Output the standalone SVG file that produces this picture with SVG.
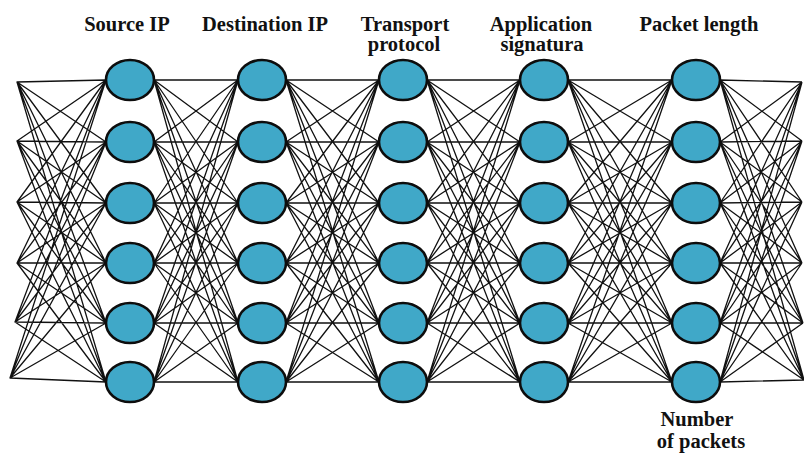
<svg xmlns="http://www.w3.org/2000/svg" width="804" height="454" viewBox="0 0 804 454">
  <style>
    .edges path { fill: none; stroke: #111; stroke-width: 1.3; stroke-linejoin: round; }
    .node ellipse { fill: #40a8c8; stroke: #0d0d0d; stroke-width: 2.6; }
    .lbl { font-weight: bold; font-size: 20.5px; fill: #111; text-anchor: middle; }
    .lbl-b { font-size: 20.5px; }
  </style>
  <rect width="804" height="454" fill="#ffffff"/>

  <!-- connectors: fully connected between neighbouring columns -->
  <g id="connectors" class="edges">
    <!-- input fan to column 1 -->
    <path d="M106 80L17 82 106 142M106 203L17 82 106 263M106 323L17 82 106 382
             M106 80L17 141 106 142M106 203L17 141 106 263M106 323L17 141 106 382
             M106 80L17 202 106 142M106 203L17 202 106 263M106 323L17 202 106 382
             M106 80L17 263 106 142M106 203L17 263 106 263M106 323L17 263 106 382
             M106 80L15 322 106 142M106 203L15 322 106 263M106 323L15 322 106 382
             M106 80L10 378 106 142M106 203L10 378 106 263M106 323L10 378 106 382"/>
    <!-- column 1 to column 2 -->
    <path d="M238 80L154 80 238 142M238 203L154 80 238 263M238 323L154 80 238 382
             M238 80L154 142 238 142M238 203L154 142 238 263M238 323L154 142 238 382
             M238 80L154 203 238 142M238 203L154 203 238 263M238 323L154 203 238 382
             M238 80L154 263 238 142M238 203L154 263 238 263M238 323L154 263 238 382
             M238 80L154 323 238 142M238 203L154 323 238 263M238 323L154 323 238 382
             M238 80L154 382 238 142M238 203L154 382 238 263M238 323L154 382 238 382"/>
    <!-- column 2 to column 3 -->
    <path d="M379 80L286 80 379 142M379 203L286 80 379 263M379 323L286 80 379 382
             M379 80L286 142 379 142M379 203L286 142 379 263M379 323L286 142 379 382
             M379 80L286 203 379 142M379 203L286 203 379 263M379 323L286 203 379 382
             M379 80L286 263 379 142M379 203L286 263 379 263M379 323L286 263 379 382
             M379 80L286 323 379 142M379 203L286 323 379 263M379 323L286 323 379 382
             M379 80L286 382 379 142M379 203L286 382 379 263M379 323L286 382 379 382"/>
    <!-- column 3 to column 4 -->
    <path d="M520 80L427 80 520 142M520 203L427 80 520 263M520 323L427 80 520 382
             M520 80L427 142 520 142M520 203L427 142 520 263M520 323L427 142 520 382
             M520 80L427 203 520 142M520 203L427 203 520 263M520 323L427 203 520 382
             M520 80L427 263 520 142M520 203L427 263 520 263M520 323L427 263 520 382
             M520 80L427 323 520 142M520 203L427 323 520 263M520 323L427 323 520 382
             M520 80L427 382 520 142M520 203L427 382 520 263M520 323L427 382 520 382"/>
    <!-- column 4 to column 5 -->
    <path d="M672 80L568 80 672 142M672 203L568 80 672 263M672 323L568 80 672 382
             M672 80L568 142 672 142M672 203L568 142 672 263M672 323L568 142 672 382
             M672 80L568 203 672 142M672 203L568 203 672 263M672 323L568 203 672 382
             M672 80L568 263 672 142M672 203L568 263 672 263M672 323L568 263 672 382
             M672 80L568 323 672 142M672 203L568 323 672 263M672 323L568 323 672 382
             M672 80L568 382 672 142M672 203L568 382 672 263M672 323L568 382 672 382"/>
    <!-- column 5 fan to outputs -->
    <path d="M802 82L720 80 802 141M802 202L720 80 802 263M803 323L720 80 804 380
             M802 82L720 142 802 141M802 202L720 142 802 263M803 323L720 142 804 380
             M802 82L720 203 802 141M802 202L720 203 802 263M803 323L720 203 804 380
             M802 82L720 263 802 141M802 202L720 263 802 263M803 323L720 263 804 380
             M802 82L720 323 802 141M802 202L720 323 802 263M803 323L720 323 804 380
             M802 82L720 382 802 141M802 202L720 382 802 263M803 323L720 382 804 380"/>
  </g>

  <!-- column 1: Source IP -->
  <g id="col-source-ip" class="node">
    <ellipse cx="130" cy="80" rx="24" ry="20"/>
    <ellipse cx="130" cy="142" rx="24" ry="20"/>
    <ellipse cx="130" cy="203" rx="24" ry="20"/>
    <ellipse cx="130" cy="263" rx="24" ry="20"/>
    <ellipse cx="130" cy="323" rx="24" ry="20"/>
    <ellipse cx="130" cy="382" rx="24" ry="20"/>
  </g>
  <!-- column 2: Destination IP -->
  <g id="col-destination-ip" class="node">
    <ellipse cx="262" cy="80" rx="24" ry="20"/>
    <ellipse cx="262" cy="142" rx="24" ry="20"/>
    <ellipse cx="262" cy="203" rx="24" ry="20"/>
    <ellipse cx="262" cy="263" rx="24" ry="20"/>
    <ellipse cx="262" cy="323" rx="24" ry="20"/>
    <ellipse cx="262" cy="382" rx="24" ry="20"/>
  </g>
  <!-- column 3: Transport protocol -->
  <g id="col-transport-protocol" class="node">
    <ellipse cx="403" cy="80" rx="24" ry="20"/>
    <ellipse cx="403" cy="142" rx="24" ry="20"/>
    <ellipse cx="403" cy="203" rx="24" ry="20"/>
    <ellipse cx="403" cy="263" rx="24" ry="20"/>
    <ellipse cx="403" cy="323" rx="24" ry="20"/>
    <ellipse cx="403" cy="382" rx="24" ry="20"/>
  </g>
  <!-- column 4: Application signatura -->
  <g id="col-application-signatura" class="node">
    <ellipse cx="544" cy="80" rx="24" ry="20"/>
    <ellipse cx="544" cy="142" rx="24" ry="20"/>
    <ellipse cx="544" cy="203" rx="24" ry="20"/>
    <ellipse cx="544" cy="263" rx="24" ry="20"/>
    <ellipse cx="544" cy="323" rx="24" ry="20"/>
    <ellipse cx="544" cy="382" rx="24" ry="20"/>
  </g>
  <!-- column 5: Packet length / Number of packets -->
  <g id="col-packet-length" class="node">
    <ellipse cx="696" cy="80" rx="24" ry="20"/>
    <ellipse cx="696" cy="142" rx="24" ry="20"/>
    <ellipse cx="696" cy="203" rx="24" ry="20"/>
    <ellipse cx="696" cy="263" rx="24" ry="20"/>
    <ellipse cx="696" cy="323" rx="24" ry="20"/>
    <ellipse cx="696" cy="382" rx="24" ry="20"/>
  </g>

  <!-- column headings -->
  <g id="labels" font-family="'Liberation Serif', 'Times New Roman', 'DejaVu Serif', serif">
    <text class="lbl" x="127" y="31">Source IP</text>
    <text class="lbl" x="265" y="31">Destination IP</text>
    <text class="lbl" x="405" y="31">Transport</text>
    <text class="lbl" x="404" y="51">protocol</text>
    <text class="lbl" x="541" y="31">Application</text>
    <text class="lbl" x="542" y="51">signatura</text>
    <text class="lbl" x="699" y="31">Packet length</text>
    <text class="lbl lbl-b" x="697" y="426">Number</text>
    <text class="lbl lbl-b" x="701" y="448">of packets</text>
  </g>
</svg>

.....

■ **Task statement**
Images in the data above are to be skipped. Retype all other material exactly.

■ **Finished answer**
Output the standalone SVG file that produces this picture with SVG.
<svg xmlns="http://www.w3.org/2000/svg" width="804" height="454" viewBox="0 0 804 454">
  <style>
    .edges path { fill: none; stroke: #111; stroke-width: 1.3; stroke-linejoin: round; }
    .node ellipse { fill: #40a8c8; stroke: #0d0d0d; stroke-width: 2.6; }
    .lbl { font-weight: bold; font-size: 20.5px; fill: #111; text-anchor: middle; }
    .lbl-b { font-size: 20.5px; }
  </style>
  <rect width="804" height="454" fill="#ffffff"/>

  <!-- connectors: fully connected between neighbouring columns -->
  <g id="connectors" class="edges">
    <!-- input fan to column 1 -->
    <path d="M106 80L17 82 106 142M106 203L17 82 106 263M106 323L17 82 106 382
             M106 80L17 141 106 142M106 203L17 141 106 263M106 323L17 141 106 382
             M106 80L17 202 106 142M106 203L17 202 106 263M106 323L17 202 106 382
             M106 80L17 263 106 142M106 203L17 263 106 263M106 323L17 263 106 382
             M106 80L15 322 106 142M106 203L15 322 106 263M106 323L15 322 106 382
             M106 80L10 378 106 142M106 203L10 378 106 263M106 323L10 378 106 382"/>
    <!-- column 1 to column 2 -->
    <path d="M238 80L154 80 238 142M238 203L154 80 238 263M238 323L154 80 238 382
             M238 80L154 142 238 142M238 203L154 142 238 263M238 323L154 142 238 382
             M238 80L154 203 238 142M238 203L154 203 238 263M238 323L154 203 238 382
             M238 80L154 263 238 142M238 203L154 263 238 263M238 323L154 263 238 382
             M238 80L154 323 238 142M238 203L154 323 238 263M238 323L154 323 238 382
             M238 80L154 382 238 142M238 203L154 382 238 263M238 323L154 382 238 382"/>
    <!-- column 2 to column 3 -->
    <path d="M379 80L286 80 379 142M379 203L286 80 379 263M379 323L286 80 379 382
             M379 80L286 142 379 142M379 203L286 142 379 263M379 323L286 142 379 382
             M379 80L286 203 379 142M379 203L286 203 379 263M379 323L286 203 379 382
             M379 80L286 263 379 142M379 203L286 263 379 263M379 323L286 263 379 382
             M379 80L286 323 379 142M379 203L286 323 379 263M379 323L286 323 379 382
             M379 80L286 382 379 142M379 203L286 382 379 263M379 323L286 382 379 382"/>
    <!-- column 3 to column 4 -->
    <path d="M520 80L427 80 520 142M520 203L427 80 520 263M520 323L427 80 520 382
             M520 80L427 142 520 142M520 203L427 142 520 263M520 323L427 142 520 382
             M520 80L427 203 520 142M520 203L427 203 520 263M520 323L427 203 520 382
             M520 80L427 263 520 142M520 203L427 263 520 263M520 323L427 263 520 382
             M520 80L427 323 520 142M520 203L427 323 520 263M520 323L427 323 520 382
             M520 80L427 382 520 142M520 203L427 382 520 263M520 323L427 382 520 382"/>
    <!-- column 4 to column 5 -->
    <path d="M672 80L568 80 672 142M672 203L568 80 672 263M672 323L568 80 672 382
             M672 80L568 142 672 142M672 203L568 142 672 263M672 323L568 142 672 382
             M672 80L568 203 672 142M672 203L568 203 672 263M672 323L568 203 672 382
             M672 80L568 263 672 142M672 203L568 263 672 263M672 323L568 263 672 382
             M672 80L568 323 672 142M672 203L568 323 672 263M672 323L568 323 672 382
             M672 80L568 382 672 142M672 203L568 382 672 263M672 323L568 382 672 382"/>
    <!-- column 5 fan to outputs -->
    <path d="M802 82L720 80 802 141M802 202L720 80 802 263M803 323L720 80 804 380
             M802 82L720 142 802 141M802 202L720 142 802 263M803 323L720 142 804 380
             M802 82L720 203 802 141M802 202L720 203 802 263M803 323L720 203 804 380
             M802 82L720 263 802 141M802 202L720 263 802 263M803 323L720 263 804 380
             M802 82L720 323 802 141M802 202L720 323 802 263M803 323L720 323 804 380
             M802 82L720 382 802 141M802 202L720 382 802 263M803 323L720 382 804 380"/>
  </g>

  <!-- column 1: Source IP -->
  <g id="col-source-ip" class="node">
    <ellipse cx="130" cy="80" rx="24" ry="20"/>
    <ellipse cx="130" cy="142" rx="24" ry="20"/>
    <ellipse cx="130" cy="203" rx="24" ry="20"/>
    <ellipse cx="130" cy="263" rx="24" ry="20"/>
    <ellipse cx="130" cy="323" rx="24" ry="20"/>
    <ellipse cx="130" cy="382" rx="24" ry="20"/>
  </g>
  <!-- column 2: Destination IP -->
  <g id="col-destination-ip" class="node">
    <ellipse cx="262" cy="80" rx="24" ry="20"/>
    <ellipse cx="262" cy="142" rx="24" ry="20"/>
    <ellipse cx="262" cy="203" rx="24" ry="20"/>
    <ellipse cx="262" cy="263" rx="24" ry="20"/>
    <ellipse cx="262" cy="323" rx="24" ry="20"/>
    <ellipse cx="262" cy="382" rx="24" ry="20"/>
  </g>
  <!-- column 3: Transport protocol -->
  <g id="col-transport-protocol" class="node">
    <ellipse cx="403" cy="80" rx="24" ry="20"/>
    <ellipse cx="403" cy="142" rx="24" ry="20"/>
    <ellipse cx="403" cy="203" rx="24" ry="20"/>
    <ellipse cx="403" cy="263" rx="24" ry="20"/>
    <ellipse cx="403" cy="323" rx="24" ry="20"/>
    <ellipse cx="403" cy="382" rx="24" ry="20"/>
  </g>
  <!-- column 4: Application signatura -->
  <g id="col-application-signatura" class="node">
    <ellipse cx="544" cy="80" rx="24" ry="20"/>
    <ellipse cx="544" cy="142" rx="24" ry="20"/>
    <ellipse cx="544" cy="203" rx="24" ry="20"/>
    <ellipse cx="544" cy="263" rx="24" ry="20"/>
    <ellipse cx="544" cy="323" rx="24" ry="20"/>
    <ellipse cx="544" cy="382" rx="24" ry="20"/>
  </g>
  <!-- column 5: Packet length / Number of packets -->
  <g id="col-packet-length" class="node">
    <ellipse cx="696" cy="80" rx="24" ry="20"/>
    <ellipse cx="696" cy="142" rx="24" ry="20"/>
    <ellipse cx="696" cy="203" rx="24" ry="20"/>
    <ellipse cx="696" cy="263" rx="24" ry="20"/>
    <ellipse cx="696" cy="323" rx="24" ry="20"/>
    <ellipse cx="696" cy="382" rx="24" ry="20"/>
  </g>

  <!-- column headings -->
  <g id="labels" font-family="'Liberation Serif', 'Times New Roman', 'DejaVu Serif', serif">
    <text class="lbl" x="127" y="31">Source IP</text>
    <text class="lbl" x="265" y="31">Destination IP</text>
    <text class="lbl" x="405" y="31">Transport</text>
    <text class="lbl" x="404" y="51">protocol</text>
    <text class="lbl" x="541" y="31">Application</text>
    <text class="lbl" x="542" y="51">signatura</text>
    <text class="lbl" x="699" y="31">Packet length</text>
    <text class="lbl lbl-b" x="697" y="426">Number</text>
    <text class="lbl lbl-b" x="701" y="448">of packets</text>
  </g>
</svg>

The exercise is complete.